En effet, c’est environ 40 voitures de police venues de toutes les régions aux alentours qui se sont déplacées, pour un total de +- 200 policiers et policières sur place. Alors qu’en face d’eux il y avait une dizaine de personnes, dont les proches d’Imad, qui demandaient avec insistance qu’on leur dise simplement si leur frère, leur fils, leur ex-conjoint papa de deux enfants, est vivant ou mort.
Mais pas une information n’a été lâché par la police, ni par la bourgmestre venue sur place, qui n’a pas une fois exprimé de soutien, qui n’a même pas eu un seul mot pour la famille. La famille a appris le décès d’Imad via les réseaux sociaux… La police s’est contentée de narguer les proches de la victime en affichant des sourires et en menaçant ceux-ci, arme automatique à la main. Un tel déploiement de police pour maintenir 10 ou 15 personnes à l’écart en dit long sur les préjugés qui sont cultivés parmi les rangs des forces de l’ordre en Belgique.

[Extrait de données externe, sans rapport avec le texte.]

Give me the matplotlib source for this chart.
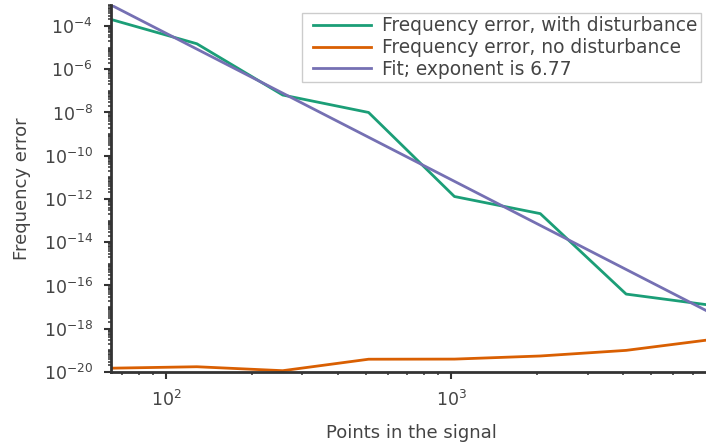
import numpy as np
import matplotlib
matplotlib.use('Agg')
import matplotlib.pyplot as plt
from matplotlib.ticker import LogLocator, FixedLocator, NullFormatter
from matplotlib.legend_handler import HandlerLine2D

# signal lengths and measured errors
points = [64, 128, 256, 512, 1024, 2048, 4096, 8192]
err_disturbed = [2.0e-4, 1.5e-5, 6.4e-8, 1.0e-8, 1.3e-12, 2.1e-13, 4.0e-17, 1.2e-17]
err_clean = [1.5e-20, 1.75e-20, 1.15e-20, 3.9e-20, 3.95e-20, 5.5e-20, 1.0e-19, 3.2e-19]

# power-law fit: err = fit_coef * N**-fit_exponent
fit_exponent = 6.77
fit_coef = 9.3e-4 * 64 ** fit_exponent

labels = ['Frequency error, with disturbance',
          'Frequency error, no disturbance',
          'Fit; exponent is %.2f' % fit_exponent]
colors = ['#1b9e77', '#d95f02', '#7570b3']

txt = '#444444'
plt.rcParams['font.size'] = 13
plt.rcParams['text.color'] = txt
plt.rcParams['axes.labelcolor'] = txt
plt.rcParams['xtick.color'] = '#333333'
plt.rcParams['ytick.color'] = '#333333'
plt.rcParams['xtick.labelcolor'] = txt
plt.rcParams['ytick.labelcolor'] = txt

fig = plt.figure(figsize=(7.06, 4.46), dpi=100)
ax = fig.add_axes([111 / 706, 74 / 446, 601 / 706, 367 / 446])

n = np.array(points, dtype=float)
ax.plot(points, err_disturbed, color=colors[0], lw=2, label=labels[0])
ax.plot(points, err_clean, color=colors[1], lw=2, label=labels[1])
ax.plot(points, fit_coef * n ** -fit_exponent, color=colors[2], lw=2, label=labels[2])

ax.set_xscale('log')
ax.set_yscale('log')
ax.set_xlim(64, 8192)
ax.set_ylim(1e-20, fit_coef * 64 ** -fit_exponent)

ax.yaxis.set_major_locator(FixedLocator(10.0 ** np.arange(-20, -3, 2)))
ax.yaxis.set_minor_locator(LogLocator(base=10, subs=np.arange(1, 10), numticks=200))
ax.yaxis.set_minor_formatter(NullFormatter())

for s in ['top', 'right']:
    ax.spines[s].set_visible(False)
for s in ['left', 'bottom']:
    ax.spines[s].set_linewidth(2)
    ax.spines[s].set_color('#333333')
ax.tick_params(which='major', length=5, width=1.5, pad=8, labelsize=12.5)
ax.tick_params(which='minor', length=2.5, width=1.1)

ax.set_xlabel('Points in the signal', labelpad=10)
ax.set_ylabel('Frequency error', labelpad=9)

leg = ax.legend(loc='upper right', bbox_to_anchor=(701 / 706, 433 / 446),
                bbox_transform=fig.transFigure, borderaxespad=0,
                handlelength=4.0, handletextpad=0.15, labelspacing=0.15,
                borderpad=0.18, fancybox=False, framealpha=1, fontsize=13.4,
                handler_map={plt.Line2D: HandlerLine2D(numpoints=2, marker_pad=0.45)})
leg.get_frame().set_edgecolor('#cccccc')

fig.savefig('out.png', dpi=100)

Dans la population des quartiers et des cités, comme parmi les éléments les plus conscients du mouvement ouvrier organisé, peu s’étonnent qu’un jeune prenne la fuite à la vue d’un combi de police tellement celle-ci n’inspire rien de bon dans les relations traumatiques qu’elle entretient avec ceux et celles qu’elle réprime.
Justice pour Imad
La famille a intenté un procès à l’Etat, l’instruction suit son cours. Elle a également demandé à interpeler le conseil de police de Seneffe, mais cela leur a été refusé... Une deuxième demande est en cours de formulation.
Ce que réclament les proches d’Imad est simplement que justice soit rendue (même s’ils ont peu d’espoir de trouver cette justice dans les institutions belges), que les policiers soient condamnés et qu’ils soient surtout mutés ailleurs. Car ces policiers sont toujours en fonction, parcourent toujours les rues de Seneffe, en civil comme en uniforme, et croisent et contrôlent même parfois encore des membres de la famille d’Imad ! Cette situation est particulièrement stressante et difficile à vivre comme on peut se l’imaginer.
En tant que marxistes, nous expliquons que la police n’est pas une institution « neutre » qui sert et protège la veuve et l’orphelin, mais bien le bras armé de la classe dirigeante qui crée même parfois les veuves et les orphelins… La police a pour mission de « faire régner l’ordre », mais pas n’importe lequel : l’ordre d’une société extrêmement inégalitaire, où les violences symboliques et systémiques sont omniprésentes à l’encontre des plus pauvres, surtout lorsqu’ils ont le malheur de ne pas être de la « bonne » couleur/origine.
Le racisme de l’Etat belge, et de ses institutions comme la police, n’est plus à démontrer, les injustices liées aux inégalités du capitalisme belge non plus. L’OCR, l’organisation Communiste Révolutionnaire, lutte tous les jours pour la fin de ce système mortifère et pour son remplacement par un système égalitaire, où la solidarité et l’entraide sont le cœur de tout processus sociétal, où la police est contrôlée démocratiquement par la population et où son rôle perdra son sens premier à mesure que la société tendra vers une société sans classe, réellement démocratique, où chacun reçoit en fonction de ses besoins et donne en fonction de ses moyens grâce à un financement suffisant des services publics, de l’éducation, de l’associatif et de l’emploi.